Take from the listing each line that has the string "this".

● **Provided data**:
────────

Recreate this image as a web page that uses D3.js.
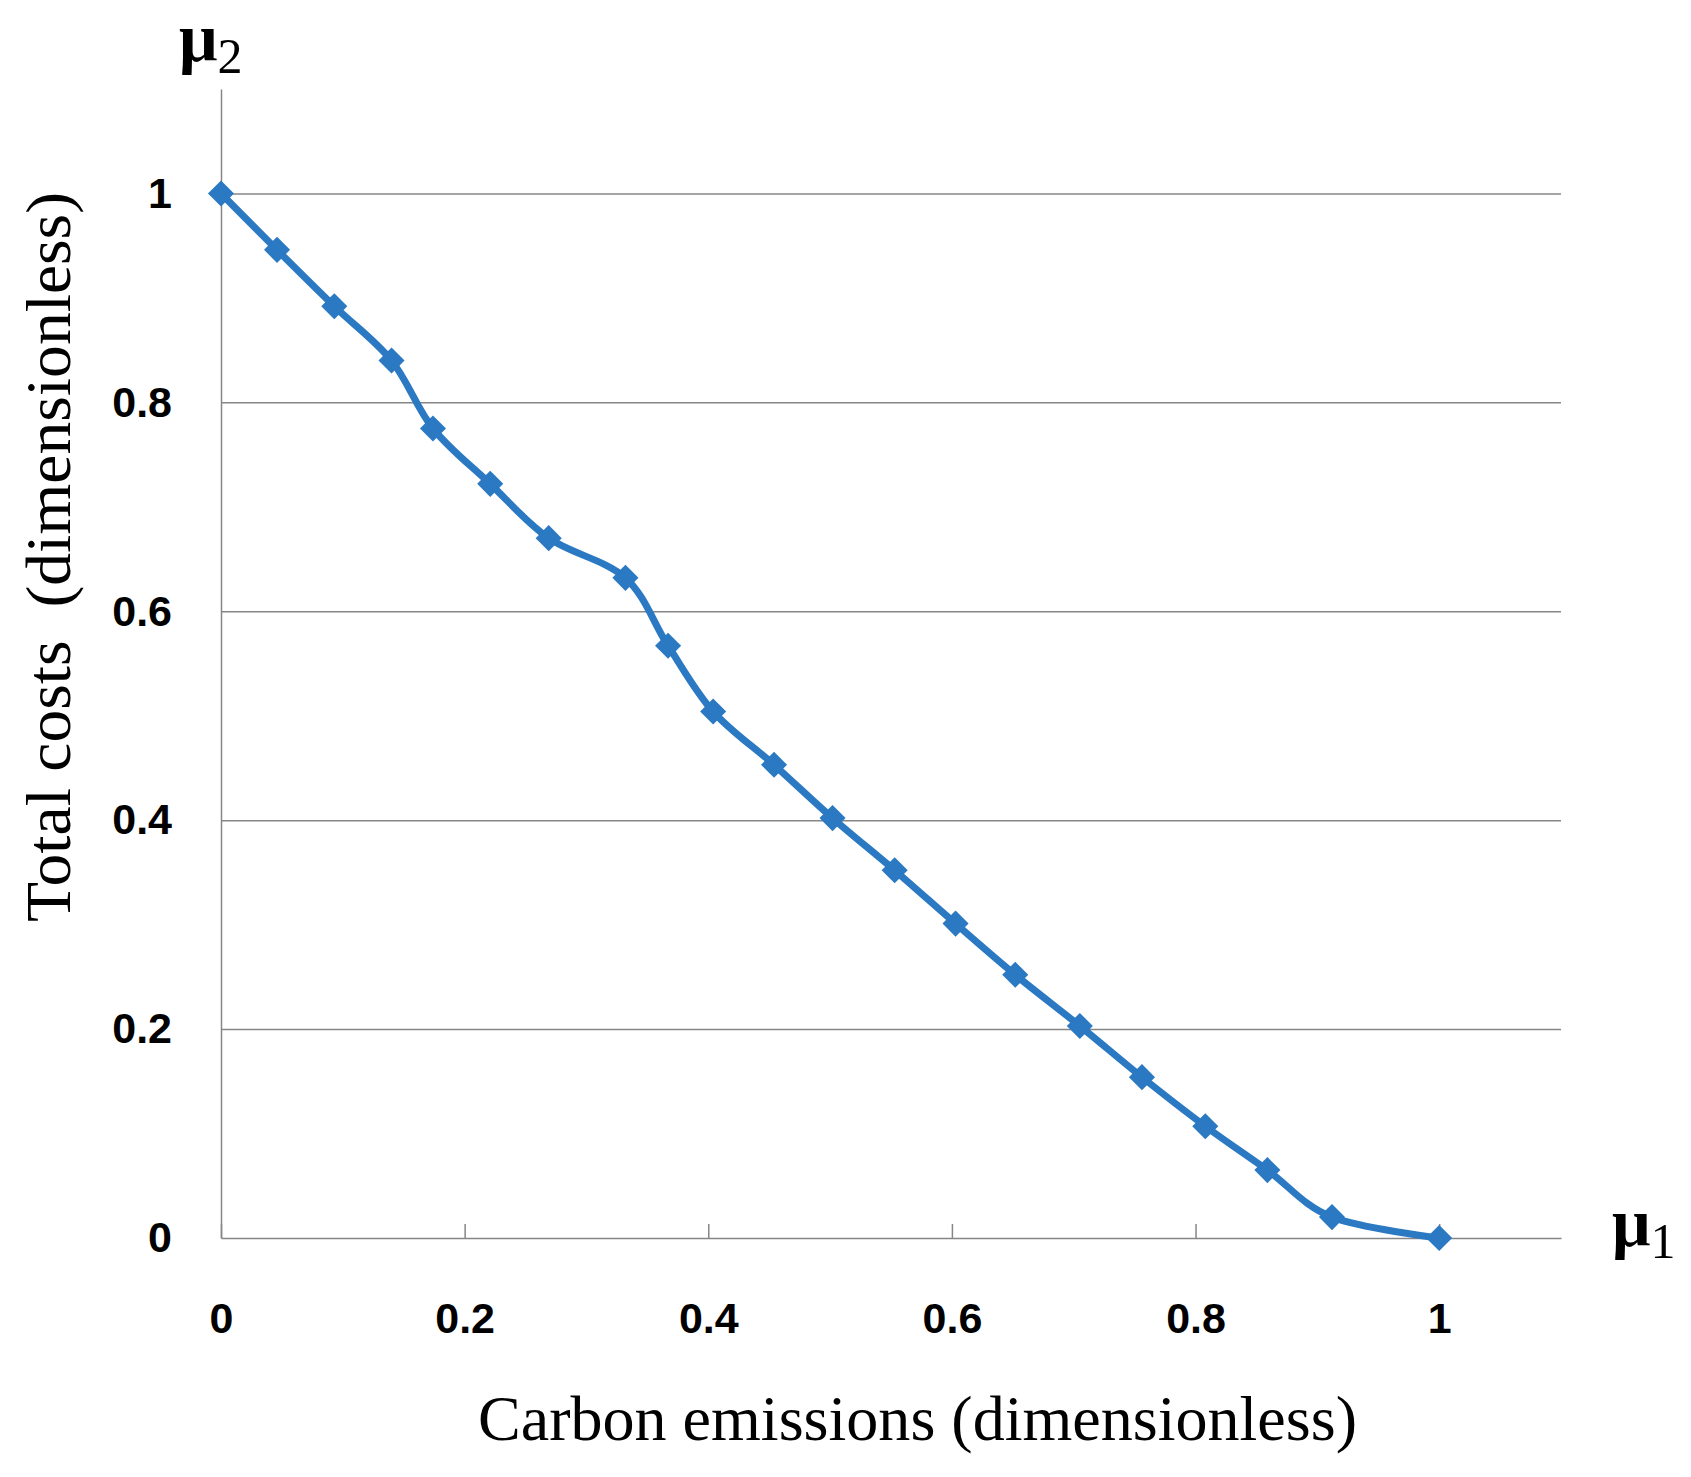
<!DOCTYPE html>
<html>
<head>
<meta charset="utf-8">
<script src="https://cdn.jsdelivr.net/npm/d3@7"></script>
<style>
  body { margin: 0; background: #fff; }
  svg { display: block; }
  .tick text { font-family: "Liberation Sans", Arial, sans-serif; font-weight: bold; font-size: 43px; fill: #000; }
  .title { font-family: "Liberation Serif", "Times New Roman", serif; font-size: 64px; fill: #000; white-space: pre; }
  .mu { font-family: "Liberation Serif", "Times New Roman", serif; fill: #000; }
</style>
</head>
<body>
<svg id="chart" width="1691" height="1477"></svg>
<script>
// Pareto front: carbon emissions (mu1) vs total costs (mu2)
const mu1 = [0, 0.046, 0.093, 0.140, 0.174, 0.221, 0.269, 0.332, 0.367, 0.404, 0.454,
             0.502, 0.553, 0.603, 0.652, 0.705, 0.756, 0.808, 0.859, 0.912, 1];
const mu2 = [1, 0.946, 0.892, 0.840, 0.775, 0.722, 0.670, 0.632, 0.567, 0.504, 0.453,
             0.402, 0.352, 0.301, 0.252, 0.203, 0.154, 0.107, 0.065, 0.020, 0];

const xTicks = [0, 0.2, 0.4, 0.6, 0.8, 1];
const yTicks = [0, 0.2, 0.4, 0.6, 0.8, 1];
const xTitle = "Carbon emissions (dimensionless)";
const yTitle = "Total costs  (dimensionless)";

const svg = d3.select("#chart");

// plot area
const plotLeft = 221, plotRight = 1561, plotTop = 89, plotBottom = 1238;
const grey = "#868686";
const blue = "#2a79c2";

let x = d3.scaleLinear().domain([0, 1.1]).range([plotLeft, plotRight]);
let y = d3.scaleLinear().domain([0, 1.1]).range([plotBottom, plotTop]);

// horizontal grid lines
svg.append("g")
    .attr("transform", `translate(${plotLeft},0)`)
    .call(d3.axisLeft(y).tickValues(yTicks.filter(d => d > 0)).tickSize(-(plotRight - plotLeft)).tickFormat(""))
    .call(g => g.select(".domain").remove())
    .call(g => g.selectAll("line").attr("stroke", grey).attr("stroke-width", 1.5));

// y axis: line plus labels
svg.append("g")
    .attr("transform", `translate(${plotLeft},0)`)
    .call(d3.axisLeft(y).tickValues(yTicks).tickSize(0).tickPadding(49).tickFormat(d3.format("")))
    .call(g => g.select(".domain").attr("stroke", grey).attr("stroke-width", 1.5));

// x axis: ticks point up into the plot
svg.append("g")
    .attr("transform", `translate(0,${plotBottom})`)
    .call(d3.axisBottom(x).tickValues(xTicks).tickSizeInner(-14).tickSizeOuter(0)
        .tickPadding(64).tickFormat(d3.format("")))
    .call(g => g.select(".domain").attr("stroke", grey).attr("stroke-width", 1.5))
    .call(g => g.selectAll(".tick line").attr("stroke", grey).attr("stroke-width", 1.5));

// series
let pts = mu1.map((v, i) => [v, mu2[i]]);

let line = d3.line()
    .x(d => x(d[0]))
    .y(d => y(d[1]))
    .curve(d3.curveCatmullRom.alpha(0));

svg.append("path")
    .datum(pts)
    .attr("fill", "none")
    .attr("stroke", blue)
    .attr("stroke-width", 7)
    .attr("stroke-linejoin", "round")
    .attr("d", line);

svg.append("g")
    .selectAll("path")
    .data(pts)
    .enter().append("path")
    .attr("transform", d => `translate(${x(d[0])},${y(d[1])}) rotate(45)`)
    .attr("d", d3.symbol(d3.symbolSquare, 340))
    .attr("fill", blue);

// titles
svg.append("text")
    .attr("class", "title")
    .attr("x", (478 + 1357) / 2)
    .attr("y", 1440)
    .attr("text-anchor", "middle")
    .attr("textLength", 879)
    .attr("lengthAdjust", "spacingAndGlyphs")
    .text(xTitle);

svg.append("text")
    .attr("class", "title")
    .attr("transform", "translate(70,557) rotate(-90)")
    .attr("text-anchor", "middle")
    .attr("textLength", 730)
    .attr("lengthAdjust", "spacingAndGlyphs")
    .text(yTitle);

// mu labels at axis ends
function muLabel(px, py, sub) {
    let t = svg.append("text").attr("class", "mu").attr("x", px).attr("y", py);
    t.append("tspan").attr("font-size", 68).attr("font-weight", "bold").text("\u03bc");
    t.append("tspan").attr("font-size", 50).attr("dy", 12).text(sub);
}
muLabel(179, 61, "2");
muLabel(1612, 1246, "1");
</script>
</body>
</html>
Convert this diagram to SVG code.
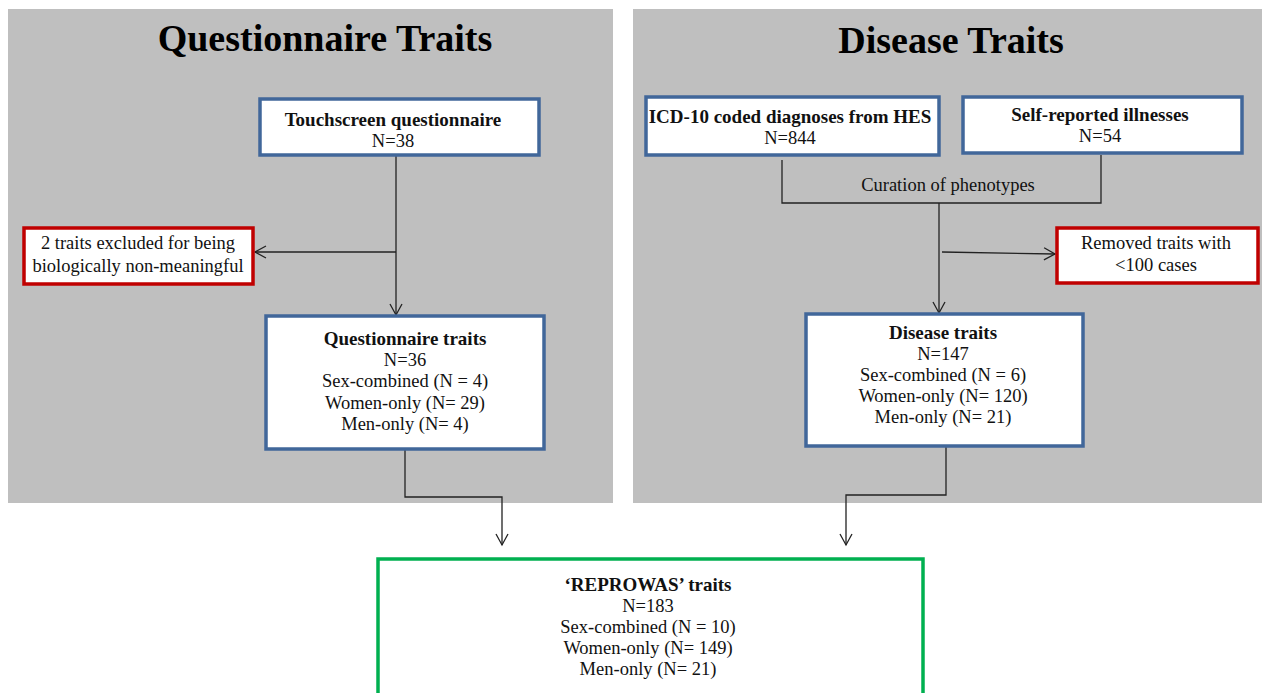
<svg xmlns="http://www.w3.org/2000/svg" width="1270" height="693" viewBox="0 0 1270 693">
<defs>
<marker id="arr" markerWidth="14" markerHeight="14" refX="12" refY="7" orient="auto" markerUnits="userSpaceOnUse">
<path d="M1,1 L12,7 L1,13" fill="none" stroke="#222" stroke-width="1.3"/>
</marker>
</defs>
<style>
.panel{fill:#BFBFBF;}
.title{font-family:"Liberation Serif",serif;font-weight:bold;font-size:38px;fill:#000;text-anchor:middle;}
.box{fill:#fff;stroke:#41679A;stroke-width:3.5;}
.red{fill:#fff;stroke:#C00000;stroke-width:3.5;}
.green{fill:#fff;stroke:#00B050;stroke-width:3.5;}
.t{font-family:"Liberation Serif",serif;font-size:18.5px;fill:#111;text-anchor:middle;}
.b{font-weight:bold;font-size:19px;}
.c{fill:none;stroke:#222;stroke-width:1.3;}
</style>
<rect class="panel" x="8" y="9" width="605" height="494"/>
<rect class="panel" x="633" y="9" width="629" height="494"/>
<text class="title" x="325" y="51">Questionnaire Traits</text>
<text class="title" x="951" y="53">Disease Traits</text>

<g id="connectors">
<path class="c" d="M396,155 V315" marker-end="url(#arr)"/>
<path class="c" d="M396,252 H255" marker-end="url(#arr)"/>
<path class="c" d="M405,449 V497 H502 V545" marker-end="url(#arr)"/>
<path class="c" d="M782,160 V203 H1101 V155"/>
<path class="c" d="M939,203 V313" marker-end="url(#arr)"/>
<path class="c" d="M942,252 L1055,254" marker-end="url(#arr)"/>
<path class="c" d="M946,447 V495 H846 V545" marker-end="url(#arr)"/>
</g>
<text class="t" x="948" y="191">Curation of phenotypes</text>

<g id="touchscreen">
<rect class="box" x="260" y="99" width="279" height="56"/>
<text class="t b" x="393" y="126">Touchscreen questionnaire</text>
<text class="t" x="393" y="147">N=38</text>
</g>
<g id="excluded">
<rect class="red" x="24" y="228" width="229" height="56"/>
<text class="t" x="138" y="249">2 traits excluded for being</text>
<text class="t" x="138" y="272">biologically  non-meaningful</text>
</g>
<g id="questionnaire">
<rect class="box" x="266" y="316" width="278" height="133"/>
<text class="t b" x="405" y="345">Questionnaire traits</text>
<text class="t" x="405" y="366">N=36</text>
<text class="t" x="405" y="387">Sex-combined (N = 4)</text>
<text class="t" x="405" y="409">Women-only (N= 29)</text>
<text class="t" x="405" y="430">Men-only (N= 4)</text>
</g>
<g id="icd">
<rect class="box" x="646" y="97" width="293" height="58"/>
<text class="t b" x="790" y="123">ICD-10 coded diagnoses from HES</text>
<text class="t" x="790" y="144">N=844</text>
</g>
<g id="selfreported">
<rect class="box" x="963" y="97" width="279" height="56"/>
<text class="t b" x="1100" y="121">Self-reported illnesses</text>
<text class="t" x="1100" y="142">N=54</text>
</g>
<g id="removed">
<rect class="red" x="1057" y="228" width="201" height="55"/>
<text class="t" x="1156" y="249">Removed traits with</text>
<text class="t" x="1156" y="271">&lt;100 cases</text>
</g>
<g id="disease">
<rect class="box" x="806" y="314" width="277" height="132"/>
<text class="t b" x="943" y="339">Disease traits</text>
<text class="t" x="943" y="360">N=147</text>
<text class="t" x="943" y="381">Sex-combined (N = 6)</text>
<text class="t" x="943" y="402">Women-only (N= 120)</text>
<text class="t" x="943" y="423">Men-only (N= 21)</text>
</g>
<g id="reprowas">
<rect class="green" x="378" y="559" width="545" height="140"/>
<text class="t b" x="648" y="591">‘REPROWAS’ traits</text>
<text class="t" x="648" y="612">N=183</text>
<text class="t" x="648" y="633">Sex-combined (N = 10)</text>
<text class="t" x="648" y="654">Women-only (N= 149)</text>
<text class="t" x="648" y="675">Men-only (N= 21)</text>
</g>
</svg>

────────

● **Written solution**:
Recreate this image as a web page that uses D3.js.
Convert this diagram to SVG code.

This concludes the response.